Analis Binaartha Sekuritas Muhammad Nafan Aji melihat ada beragam reaksi pada emiten-emiten batu bara setelah pemerintah menetapkan harga DMO emas hitam tersebut. Perusahaan batu bara yang berbasis ekspor tidak akan bermasalah karena tidak terlalu menggerus keuntungannya.

Sedangkan bagi emiten yang berbasis pada pasar domestik, sebelum keluarnya Kepmen, sangat terpengaruh isu DMO batu bara. Namun, setelah keluar Kepmen ESDM, hal ini menjadi sentimen positif bagi pelaku usaha di sektor batu bara.

Dia menilai terkoreksinya emiten-emiten batu bara hanya sementara. "Karena pada waktu itu, masih dalam tahap wacana sehingga belum memberikan kepastian bagi para pelaku pasar," ujarnya kepada Katadata.co.id, Jumat (9/3). (Baca: Siapa Emiten Batu Bara yang Paling Terpukul Kebijakan DMO?)

Dia juga mencotohkan dengan naiknya saham PT Indo Tambangraya Megah Tbk (ITMG) yang pada siang ini menghijau sebanyak 250 poin atau menguat 0,93 persen menjadi Rp 27.150. "Ada yang menguat seperti ITMG, misalnya," katanya.

Analis Royal Investum Sekuritas Wijen Ponthus mengatakan harga yang ditetapkan oleh pemerintah sebesar US$ 70 per metrik ton sebagai harga yang bagus.
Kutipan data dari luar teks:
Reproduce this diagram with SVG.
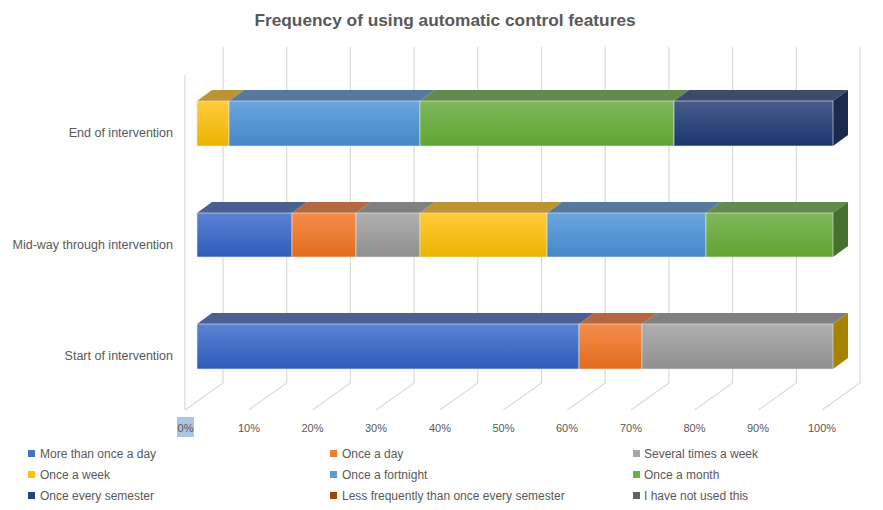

Ini merupakan hasil negosiasi antara pemerintah dan pengusaha batu bara.

"Tidak ada pengaruh signifikan lagi ke harga sahamnya (sektor batu bara) karena sudah ada kepastian (keluarnya Kepmen)," ujar Wijen kepada Katadata.co.id pada Jumat (9/3).
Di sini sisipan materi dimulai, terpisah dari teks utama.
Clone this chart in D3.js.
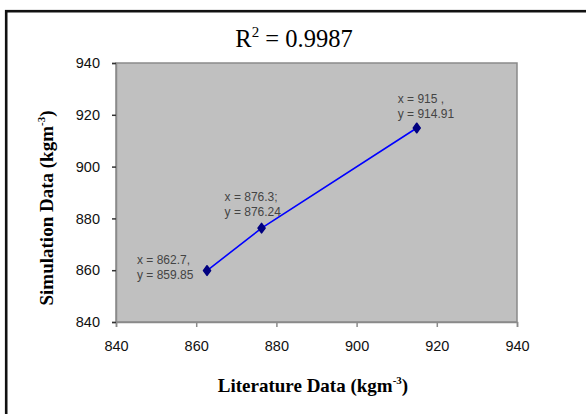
<!DOCTYPE html>
<html><head><meta charset="utf-8">
<script src="https://cdn.jsdelivr.net/npm/d3@7"></script>
<style>body{margin:0;background:#fff}svg{display:block}</style>
</head><body>
<svg id="c" width="586" height="414"></svg>
<script>
const literature = [862.7, 876.3, 915];
const simulation = [859.85, 876.24, 914.91];
const pointLabels = [["x = 862.7,", "y = 859.85"], ["x = 876.3;", "y = 876.24"], ["x = 915 ,", "y = 914.91"]];
const xTicks = [840, 860, 880, 900, 920, 940];
const yTicks = [840, 860, 880, 900, 920, 940];
const title = "0.9987";

// label placement offsets (layout only)
const labelOffsets = [[-70, -10], [-37, -30], [-19, -28]];

const svg = d3.select("#c");
const L = 116, R = 517, T = 63, B = 322;
const x = d3.scaleLinear().domain([840, 940]).range([L, R]);
const y = d3.scaleLinear().domain([840, 940]).range([B, T]);

// outer frame
svg.append("rect").attr("x", 6.2).attr("y", 11.2).attr("width", 620).attr("height", 520)
  .attr("fill", "none").attr("stroke", "#111").attr("stroke-width", 2.6);

// plot area
svg.append("rect").attr("x", L).attr("y", T).attr("width", R - L).attr("height", B - T)
  .attr("fill", "#c0c0c0").attr("stroke", "#8a8a8a").attr("stroke-width", 1.5);

// axes
const xa = svg.append("g").attr("transform", `translate(0,${B})`)
  .call(d3.axisBottom(x).tickValues(xTicks).tickSize(5).tickPadding(14).tickFormat(d3.format("d")));
const ya = svg.append("g").attr("transform", `translate(${L},0)`)
  .call(d3.axisLeft(y).tickValues(yTicks).tickSize(4).tickPadding(12).tickFormat(d3.format("d")));
[xa, ya].forEach(g => {
  g.select(".domain").attr("stroke", "#8a8a8a").attr("stroke-width", 1.5);
  g.selectAll(".tick line").attr("stroke", "#8a8a8a").attr("stroke-width", 1.5);
  g.selectAll(".tick text").attr("font-family", "Arial, 'Liberation Sans', sans-serif")
    .attr("font-size", 14.5).attr("fill", "#111");
});
ya.selectAll(".tick line").attr("stroke", "#333");

// line
const pts = literature.map((v, i) => [v, simulation[i]]);
svg.append("path").datum(pts)
  .attr("d", d3.line().x(d => x(d[0])).y(d => y(d[1])))
  .attr("fill", "none").attr("stroke", "#0000ff").attr("stroke-width", 1.6);

// markers
svg.selectAll(".pt").data(pts).enter().append("path")
  .attr("transform", d => `translate(${x(d[0])},${y(d[1])}) scale(1.25,1)`)
  .attr("d", d3.symbol().type(d3.symbolDiamond).size(28))
  .attr("fill", "#000080").attr("stroke", "#000080").attr("stroke-width", 1.2).attr("stroke-linejoin", "round");

// point labels
pts.forEach((d, i) => {
  const t = svg.append("text")
    .attr("x", x(d[0]) + labelOffsets[i][0]).attr("y", y(d[1]) + labelOffsets[i][1])
    .attr("font-family", "Arial, 'Liberation Sans', sans-serif").attr("font-size", 12)
    .attr("fill", "#444").attr("dominant-baseline", "middle");
  pointLabels[i].forEach((s, j) => {
    t.append("tspan").attr("x", x(d[0]) + labelOffsets[i][0]).attr("dy", j === 0 ? 0 : 15).text(s);
  });
});

// title
const tt = svg.append("text").attr("x", 294).attr("y", 47).attr("text-anchor", "middle")
  .attr("font-family", "'Liberation Serif', 'Times New Roman', serif").attr("font-size", 24.5).attr("fill", "#000");
tt.append("tspan").text("R");
tt.append("tspan").attr("font-size", 15).attr("dy", -10).text("2");
tt.append("tspan").attr("dy", 10).text(" = " + title);

// x axis title
const xt = svg.append("text").attr("x", 313).attr("y", 392).attr("text-anchor", "middle")
  .attr("font-family", "'Liberation Serif', 'Times New Roman', serif").attr("font-weight", "bold")
  .attr("font-size", 19).attr("fill", "#000");
xt.append("tspan").text("Literature Data (kgm");
xt.append("tspan").attr("font-size", 11).attr("dy", -8).text("-3");
xt.append("tspan").attr("dy", 8).text(")");

// y axis title
const yt = svg.append("text").attr("transform", "translate(53,208) rotate(-90)").attr("text-anchor", "middle")
  .attr("font-family", "'Liberation Serif', 'Times New Roman', serif").attr("font-weight", "bold")
  .attr("font-size", 19).attr("fill", "#000");
yt.append("tspan").text("Simulation Data (kgm");
yt.append("tspan").attr("font-size", 11).attr("dy", -8).text("-3");
yt.append("tspan").attr("dy", 8).text(")");
</script>
</body></html>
Dia mencotohkan saham Bukit Asam. Meski sampai siang tadi masih terkoreksi 130 poin atau sebesar 4,64 persen menjadi Rp 2.670, masih lebih baik dari pada sebelum Kepmen ESDM keluar. "Lebih besar mana penurunan sebelum atau setelah DMO keluar?" ujarnya.
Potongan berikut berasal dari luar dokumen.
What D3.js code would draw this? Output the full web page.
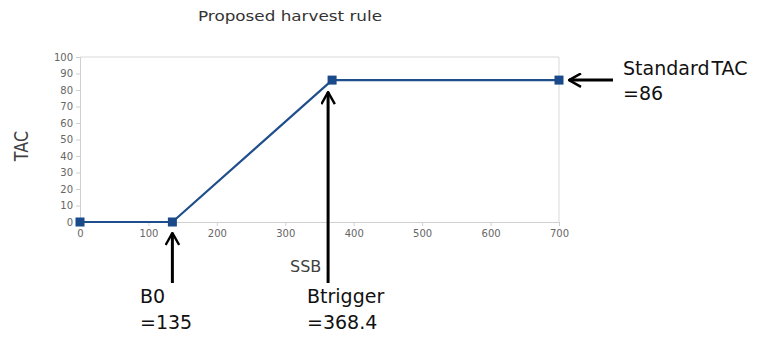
<!DOCTYPE html>
<html>
<head>
<meta charset="utf-8">
<script src="https://cdn.jsdelivr.net/npm/d3@7"></script>
<style>
  body { margin: 0; background: #fff; }
  svg text { font-family: "DejaVu Sans", sans-serif; }
  .note { font-size: 19px; fill: #111; }
</style>
</head>
<body>
<svg width="761" height="338"></svg>
<script>
const ssb = [0, 135, 368.4, 700];
const tac = [0, 0, 86, 86];
const xTicks = [0, 100, 200, 300, 400, 500, 600, 700];
const yTicks = [0, 10, 20, 30, 40, 50, 60, 70, 80, 90, 100];

const svg = d3.select('svg');

const x = d3.scaleLinear().domain([0, 700]).range([80, 559]);
const y = d3.scaleLinear().domain([0, 100]).range([222, 57]);

// frame lines (top + right)
svg.append('line').attr('x1', x(0)).attr('x2', x(700))
    .attr('y1', y(100)).attr('y2', y(100)).attr('stroke', '#d9d9d9');
svg.append('line').attr('x1', x(700)).attr('x2', x(700))
    .attr('y1', y(100)).attr('y2', y(0)).attr('stroke', '#d9d9d9');

// axes
const xAxis = svg.append('g')
    .attr('transform', `translate(0,${y(0)})`)
    .call(d3.axisBottom(x).tickValues(xTicks).tickSize(4).tickPadding(4));
const yAxis = svg.append('g')
    .attr('transform', `translate(${x(0)},0)`)
    .call(d3.axisLeft(y).tickValues(yTicks).tickSize(4).tickPadding(3));

[xAxis, yAxis].forEach(a => {
    a.select('.domain').attr('stroke', '#d0d0d0');
    a.selectAll('.tick line').attr('stroke', '#d0d0d0');
    a.selectAll('text').attr('fill', '#666')
        .style('font-family', '"DejaVu Sans", sans-serif').style('font-size', '10px');
});

// harvest rule line
const pts = ssb.map((d, i) => [d, tac[i]]);
svg.append('path')
    .datum(pts)
    .attr('fill', 'none')
    .attr('stroke', '#1f4e8c')
    .attr('stroke-width', 2.2)
    .attr('d', d3.line().x(d => x(d[0])).y(d => y(d[1])));

svg.selectAll('rect.pt')
    .data(pts)
    .enter()
    .append('rect')
    .attr('class', 'pt')
    .attr('x', d => x(d[0]) - 4.5)
    .attr('y', d => y(d[1]) - 4.5)
    .attr('width', 9)
    .attr('height', 9)
    .attr('fill', '#1a4a8a');

// titles
svg.append('text').attr('transform', 'translate(290,21) scale(1.2,1)')
    .attr('text-anchor', 'middle')
    .style('font-size', '14px').attr('fill', '#333').text('Proposed harvest rule');
svg.append('text').attr('x', 290).attr('y', 272)
    .style('font-size', '16px').attr('fill', '#404040').text('SSB');
svg.append('text').attr('transform', 'translate(28,146) scale(1.2,1) rotate(-90)')
    .attr('text-anchor', 'middle').style('font-size', '16px').attr('fill', '#404040').text('TAC');

// arrows
svg.append('defs').append('marker')
    .attr('id', 'head').attr('viewBox', '0 0 10 10')
    .attr('refX', 9).attr('refY', 5)
    .attr('markerWidth', 5).attr('markerHeight', 5)
    .attr('orient', 'auto-start-reverse')
    .append('path').attr('d', 'M1,0.5 L9,5 L1,9.5').attr('fill', 'none')
    .attr('stroke', '#000').attr('stroke-width', 1.6);

const arrows = [
    { x1: x(135), y1: 283, x2: x(135), y2: y(0) + 11 },
    { x1: x(368.4) - 4, y1: 283, x2: x(368.4) - 4, y2: y(86) + 12 },
    { x1: 613, y1: y(86), x2: x(700) + 10, y2: y(86) }
];
svg.selectAll('line.arrow')
    .data(arrows)
    .enter()
    .append('line')
    .attr('class', 'arrow')
    .attr('x1', d => d.x1).attr('y1', d => d.y1)
    .attr('x2', d => d.x2).attr('y2', d => d.y2)
    .attr('stroke', '#000').attr('stroke-width', 3)
    .attr('marker-end', 'url(#head)');

// notes
const notes = [
    { x: 140, y: 303, t: 'B0' },
    { x: 140, y: 329, t: '=135' },
    { x: 307, y: 303, t: 'Btrigger' },
    { x: 307, y: 329, t: '=368.4' },
    { x: 623, y: 75, t: 'Standard TAC' },
    { x: 623, y: 100, t: '=86' }
];
svg.selectAll('text.note')
    .data(notes)
    .enter()
    .append('text')
    .attr('class', 'note')
    .attr('x', d => d.x).attr('y', d => d.y)
    .style('word-spacing', '-4px')
    .text(d => d.t);
</script>
</body>
</html>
(Baca: Pembatasan Harga Batu Bara Domestik Bikin PLN Hemat Rp 20 T)

Direktur Perdagangan dan Pengaturan Anggota Bursa Efek Indonesia Alpino Kianjaya memprediksi turunnya saham ini hanya sesaat. Dalam dua hari ke belakang, dia melihat masih ada dampak kepada emiten-emiten batu bara, tapi sudah mulai menyusut.

"Tadinya minus cukup dalam, tapi kemarin hanya minus tipis untuk sektor mining (tambang). Saya optimistis tidak ada masalah," ujar Alpino saat ditemui di Gedung Bursa Efek Indonesia, Jakarta, Jumat (9/3).

Nafan Aji memperkirakan bahwa saham-saham emiten batu bara akan kembali menghijau tergantung kinerja pergerakan dolar Amerika Serikat yang diperkirakan menguat setelah dirilisnya US Nonfarm Payroll dan penetapan kebijakan kenaikan tingkat suku bunga acuan Bank Central Amerika serikat The Fed pada 21 Maret nanti.

"Penguatan dolar AS menyebabkan terdepresiasinya instrumen harga batu bara dunia. Saya lebih memilih wait and see dulu," ujarnya menambahkan.